• [Material]:
========

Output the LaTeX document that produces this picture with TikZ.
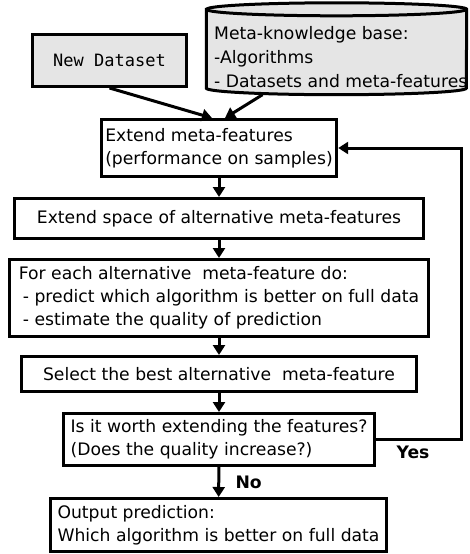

========

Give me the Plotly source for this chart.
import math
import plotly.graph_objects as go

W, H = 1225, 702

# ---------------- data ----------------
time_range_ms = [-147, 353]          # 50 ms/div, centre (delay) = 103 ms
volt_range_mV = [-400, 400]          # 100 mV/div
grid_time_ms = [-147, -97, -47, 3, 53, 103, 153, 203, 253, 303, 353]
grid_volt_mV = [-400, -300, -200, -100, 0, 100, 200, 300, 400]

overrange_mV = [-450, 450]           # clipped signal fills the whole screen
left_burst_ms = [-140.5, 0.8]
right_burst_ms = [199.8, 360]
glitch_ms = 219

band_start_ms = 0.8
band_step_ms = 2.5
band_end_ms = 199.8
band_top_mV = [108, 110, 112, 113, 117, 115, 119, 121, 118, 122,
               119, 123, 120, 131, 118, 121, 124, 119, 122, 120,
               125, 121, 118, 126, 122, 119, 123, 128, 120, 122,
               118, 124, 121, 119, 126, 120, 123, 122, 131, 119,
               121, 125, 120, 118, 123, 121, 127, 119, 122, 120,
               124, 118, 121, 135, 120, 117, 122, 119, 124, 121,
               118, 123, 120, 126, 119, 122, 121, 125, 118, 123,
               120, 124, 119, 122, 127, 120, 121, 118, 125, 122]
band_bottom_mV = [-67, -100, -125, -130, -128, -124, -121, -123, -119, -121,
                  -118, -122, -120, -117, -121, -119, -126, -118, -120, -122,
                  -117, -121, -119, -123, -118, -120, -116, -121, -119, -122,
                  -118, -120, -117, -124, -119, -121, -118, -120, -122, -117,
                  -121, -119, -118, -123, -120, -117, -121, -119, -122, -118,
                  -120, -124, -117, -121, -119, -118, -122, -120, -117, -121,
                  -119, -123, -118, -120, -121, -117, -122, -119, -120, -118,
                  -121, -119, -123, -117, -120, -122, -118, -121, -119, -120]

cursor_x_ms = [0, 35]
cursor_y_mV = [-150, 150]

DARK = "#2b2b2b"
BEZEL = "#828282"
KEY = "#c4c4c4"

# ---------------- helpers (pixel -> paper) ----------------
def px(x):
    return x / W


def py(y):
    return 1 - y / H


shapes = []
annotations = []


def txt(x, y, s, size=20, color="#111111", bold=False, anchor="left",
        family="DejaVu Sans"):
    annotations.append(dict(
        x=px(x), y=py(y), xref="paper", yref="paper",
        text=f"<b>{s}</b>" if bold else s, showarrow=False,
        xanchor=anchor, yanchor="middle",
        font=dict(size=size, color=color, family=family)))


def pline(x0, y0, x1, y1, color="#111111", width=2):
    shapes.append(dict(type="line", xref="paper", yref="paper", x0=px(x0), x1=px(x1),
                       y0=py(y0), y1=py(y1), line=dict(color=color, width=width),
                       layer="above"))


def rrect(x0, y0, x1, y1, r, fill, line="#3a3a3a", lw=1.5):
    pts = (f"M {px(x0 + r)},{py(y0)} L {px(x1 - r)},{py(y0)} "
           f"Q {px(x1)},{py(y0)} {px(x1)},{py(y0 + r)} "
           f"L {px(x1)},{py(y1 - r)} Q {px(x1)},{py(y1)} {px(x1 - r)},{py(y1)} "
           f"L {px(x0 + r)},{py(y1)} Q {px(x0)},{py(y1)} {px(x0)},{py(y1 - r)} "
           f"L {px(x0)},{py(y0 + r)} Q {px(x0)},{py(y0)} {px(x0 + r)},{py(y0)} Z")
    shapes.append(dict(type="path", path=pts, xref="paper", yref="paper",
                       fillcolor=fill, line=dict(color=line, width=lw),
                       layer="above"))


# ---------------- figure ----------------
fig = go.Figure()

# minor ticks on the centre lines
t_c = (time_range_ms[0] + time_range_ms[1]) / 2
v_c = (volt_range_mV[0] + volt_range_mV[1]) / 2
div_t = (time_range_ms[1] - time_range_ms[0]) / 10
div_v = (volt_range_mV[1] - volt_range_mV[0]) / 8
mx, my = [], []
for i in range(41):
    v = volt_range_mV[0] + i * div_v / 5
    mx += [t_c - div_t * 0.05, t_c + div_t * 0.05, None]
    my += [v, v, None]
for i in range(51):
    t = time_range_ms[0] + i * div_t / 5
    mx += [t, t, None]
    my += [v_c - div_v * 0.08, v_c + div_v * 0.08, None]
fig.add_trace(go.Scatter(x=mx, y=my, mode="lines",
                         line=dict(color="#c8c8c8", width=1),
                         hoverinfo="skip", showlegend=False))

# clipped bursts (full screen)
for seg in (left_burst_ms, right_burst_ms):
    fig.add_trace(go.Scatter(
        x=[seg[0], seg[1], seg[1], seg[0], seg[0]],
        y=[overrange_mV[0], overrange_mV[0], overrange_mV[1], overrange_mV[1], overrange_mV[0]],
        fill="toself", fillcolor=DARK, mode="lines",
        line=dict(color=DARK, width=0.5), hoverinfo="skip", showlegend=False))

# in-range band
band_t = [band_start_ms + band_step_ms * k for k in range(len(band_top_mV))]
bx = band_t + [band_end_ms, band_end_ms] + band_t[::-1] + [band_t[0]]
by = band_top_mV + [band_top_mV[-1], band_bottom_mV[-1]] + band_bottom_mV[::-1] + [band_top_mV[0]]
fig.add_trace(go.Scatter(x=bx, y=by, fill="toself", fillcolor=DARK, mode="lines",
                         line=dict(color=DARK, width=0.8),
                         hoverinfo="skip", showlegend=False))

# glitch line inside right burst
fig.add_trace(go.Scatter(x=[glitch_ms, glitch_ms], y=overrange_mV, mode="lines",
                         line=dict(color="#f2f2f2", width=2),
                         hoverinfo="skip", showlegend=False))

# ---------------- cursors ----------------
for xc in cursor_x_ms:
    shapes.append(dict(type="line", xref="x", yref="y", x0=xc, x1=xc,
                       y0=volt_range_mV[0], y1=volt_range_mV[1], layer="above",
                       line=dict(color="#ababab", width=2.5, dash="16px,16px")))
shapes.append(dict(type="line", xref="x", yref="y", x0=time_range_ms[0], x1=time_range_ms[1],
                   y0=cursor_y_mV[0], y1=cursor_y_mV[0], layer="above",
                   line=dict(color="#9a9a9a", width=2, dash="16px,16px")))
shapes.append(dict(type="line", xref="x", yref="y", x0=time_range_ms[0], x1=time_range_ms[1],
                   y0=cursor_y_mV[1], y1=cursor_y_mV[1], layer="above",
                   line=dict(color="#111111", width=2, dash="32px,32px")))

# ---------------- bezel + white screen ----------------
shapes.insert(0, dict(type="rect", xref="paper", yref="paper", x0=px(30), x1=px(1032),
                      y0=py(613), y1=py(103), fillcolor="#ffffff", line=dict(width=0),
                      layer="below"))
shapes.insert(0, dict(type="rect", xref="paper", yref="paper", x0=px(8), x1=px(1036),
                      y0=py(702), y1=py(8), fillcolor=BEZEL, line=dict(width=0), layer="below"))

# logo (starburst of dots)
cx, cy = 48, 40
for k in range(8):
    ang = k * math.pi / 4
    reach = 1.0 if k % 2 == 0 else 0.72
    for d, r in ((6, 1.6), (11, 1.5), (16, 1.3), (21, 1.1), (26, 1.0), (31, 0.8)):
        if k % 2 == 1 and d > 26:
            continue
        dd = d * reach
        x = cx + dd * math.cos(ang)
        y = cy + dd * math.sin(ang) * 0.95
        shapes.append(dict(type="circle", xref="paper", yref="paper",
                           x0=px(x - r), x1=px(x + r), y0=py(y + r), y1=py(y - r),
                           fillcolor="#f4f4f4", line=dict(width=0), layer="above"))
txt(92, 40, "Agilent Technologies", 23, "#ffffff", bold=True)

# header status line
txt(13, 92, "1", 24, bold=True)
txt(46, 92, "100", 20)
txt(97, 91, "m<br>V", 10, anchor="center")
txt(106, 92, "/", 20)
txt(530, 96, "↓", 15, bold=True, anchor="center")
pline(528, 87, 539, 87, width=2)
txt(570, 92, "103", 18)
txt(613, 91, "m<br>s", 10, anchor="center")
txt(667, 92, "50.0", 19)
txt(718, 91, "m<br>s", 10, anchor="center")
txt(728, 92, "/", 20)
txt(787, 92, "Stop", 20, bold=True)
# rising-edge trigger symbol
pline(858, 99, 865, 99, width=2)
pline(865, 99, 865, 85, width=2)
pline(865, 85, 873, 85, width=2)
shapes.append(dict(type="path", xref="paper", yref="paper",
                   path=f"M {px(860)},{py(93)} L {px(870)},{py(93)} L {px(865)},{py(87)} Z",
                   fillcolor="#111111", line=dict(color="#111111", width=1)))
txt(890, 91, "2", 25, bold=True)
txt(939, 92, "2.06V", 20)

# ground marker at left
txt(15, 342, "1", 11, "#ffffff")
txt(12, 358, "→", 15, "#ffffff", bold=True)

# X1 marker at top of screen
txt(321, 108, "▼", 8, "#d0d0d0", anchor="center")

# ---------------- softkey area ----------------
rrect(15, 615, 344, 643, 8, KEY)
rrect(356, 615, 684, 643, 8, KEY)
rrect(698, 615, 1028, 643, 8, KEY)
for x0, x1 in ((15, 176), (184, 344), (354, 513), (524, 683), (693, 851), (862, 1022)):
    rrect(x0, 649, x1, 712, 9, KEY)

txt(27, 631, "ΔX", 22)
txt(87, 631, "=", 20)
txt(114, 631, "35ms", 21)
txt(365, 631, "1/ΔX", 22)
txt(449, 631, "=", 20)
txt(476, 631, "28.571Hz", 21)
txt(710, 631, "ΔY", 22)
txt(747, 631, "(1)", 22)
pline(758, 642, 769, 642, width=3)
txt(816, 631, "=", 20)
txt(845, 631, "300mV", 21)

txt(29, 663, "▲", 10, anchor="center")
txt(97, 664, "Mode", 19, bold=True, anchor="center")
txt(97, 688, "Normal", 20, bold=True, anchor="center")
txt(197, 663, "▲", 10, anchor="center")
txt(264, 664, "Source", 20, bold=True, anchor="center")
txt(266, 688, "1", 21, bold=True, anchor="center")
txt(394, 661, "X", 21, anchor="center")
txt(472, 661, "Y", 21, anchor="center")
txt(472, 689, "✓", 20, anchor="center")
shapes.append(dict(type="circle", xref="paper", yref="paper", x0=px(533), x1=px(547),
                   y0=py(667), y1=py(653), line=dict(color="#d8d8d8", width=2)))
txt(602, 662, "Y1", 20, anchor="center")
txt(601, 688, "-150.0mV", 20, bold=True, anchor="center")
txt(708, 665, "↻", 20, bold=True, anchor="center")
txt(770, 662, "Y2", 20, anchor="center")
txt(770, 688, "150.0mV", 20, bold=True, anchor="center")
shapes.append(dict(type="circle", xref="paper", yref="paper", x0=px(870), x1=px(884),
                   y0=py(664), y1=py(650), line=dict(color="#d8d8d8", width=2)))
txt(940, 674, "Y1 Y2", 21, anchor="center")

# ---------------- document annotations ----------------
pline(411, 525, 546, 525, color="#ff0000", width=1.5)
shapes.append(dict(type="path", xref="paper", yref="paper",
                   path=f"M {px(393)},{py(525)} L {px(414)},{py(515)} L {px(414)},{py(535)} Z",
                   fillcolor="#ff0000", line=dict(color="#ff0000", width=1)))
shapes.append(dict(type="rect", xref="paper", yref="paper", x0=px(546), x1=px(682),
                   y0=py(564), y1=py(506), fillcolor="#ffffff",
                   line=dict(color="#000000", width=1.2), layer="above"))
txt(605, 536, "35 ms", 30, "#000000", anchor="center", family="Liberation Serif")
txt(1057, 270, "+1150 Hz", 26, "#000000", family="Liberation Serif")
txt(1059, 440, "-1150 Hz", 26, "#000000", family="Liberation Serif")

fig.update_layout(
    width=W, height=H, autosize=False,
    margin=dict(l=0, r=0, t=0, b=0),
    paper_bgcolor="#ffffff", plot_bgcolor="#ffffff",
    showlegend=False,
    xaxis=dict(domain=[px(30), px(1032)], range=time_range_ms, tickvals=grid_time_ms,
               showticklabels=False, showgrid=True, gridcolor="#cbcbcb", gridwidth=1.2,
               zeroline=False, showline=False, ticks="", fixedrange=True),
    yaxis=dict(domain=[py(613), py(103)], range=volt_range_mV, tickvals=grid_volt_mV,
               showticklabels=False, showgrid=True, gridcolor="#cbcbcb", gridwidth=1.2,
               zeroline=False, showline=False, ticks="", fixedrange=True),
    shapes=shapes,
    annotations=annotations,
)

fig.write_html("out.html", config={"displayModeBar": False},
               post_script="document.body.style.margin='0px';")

========

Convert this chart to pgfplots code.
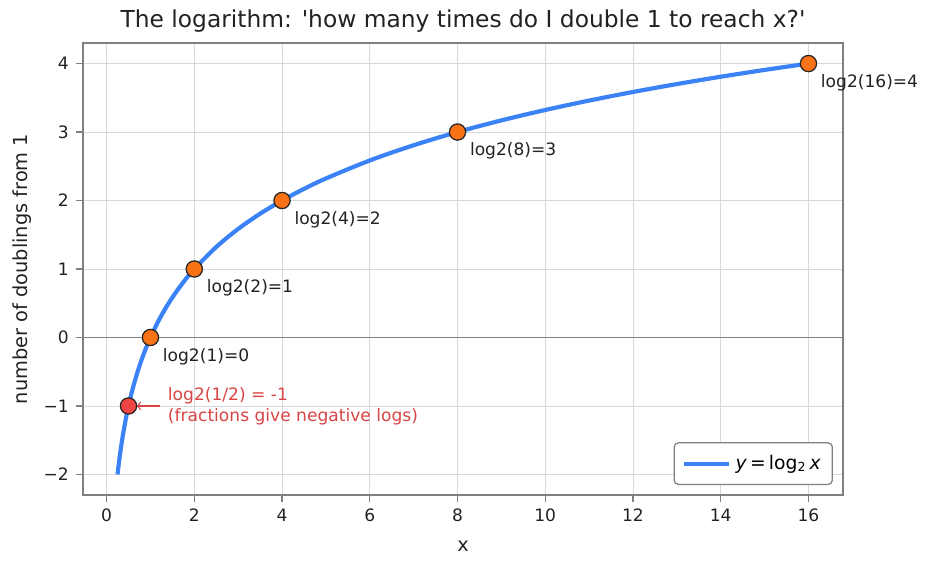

========

• [Task goal]: Retype precisely, and only, the span of lines that opens at the line containing "Give me the Plotly source for this chart." and closes at the line containing "glitch_ms = 219", both inclusive.

• [Exercise response]:
Give me the Plotly source for this chart.
import math
import plotly.graph_objects as go

W, H = 1225, 702

# ---------------- data ----------------
time_range_ms = [-147, 353]          # 50 ms/div, centre (delay) = 103 ms
volt_range_mV = [-400, 400]          # 100 mV/div
grid_time_ms = [-147, -97, -47, 3, 53, 103, 153, 203, 253, 303, 353]
grid_volt_mV = [-400, -300, -200, -100, 0, 100, 200, 300, 400]

overrange_mV = [-450, 450]           # clipped signal fills the whole screen
left_burst_ms = [-140.5, 0.8]
right_burst_ms = [199.8, 360]
glitch_ms = 219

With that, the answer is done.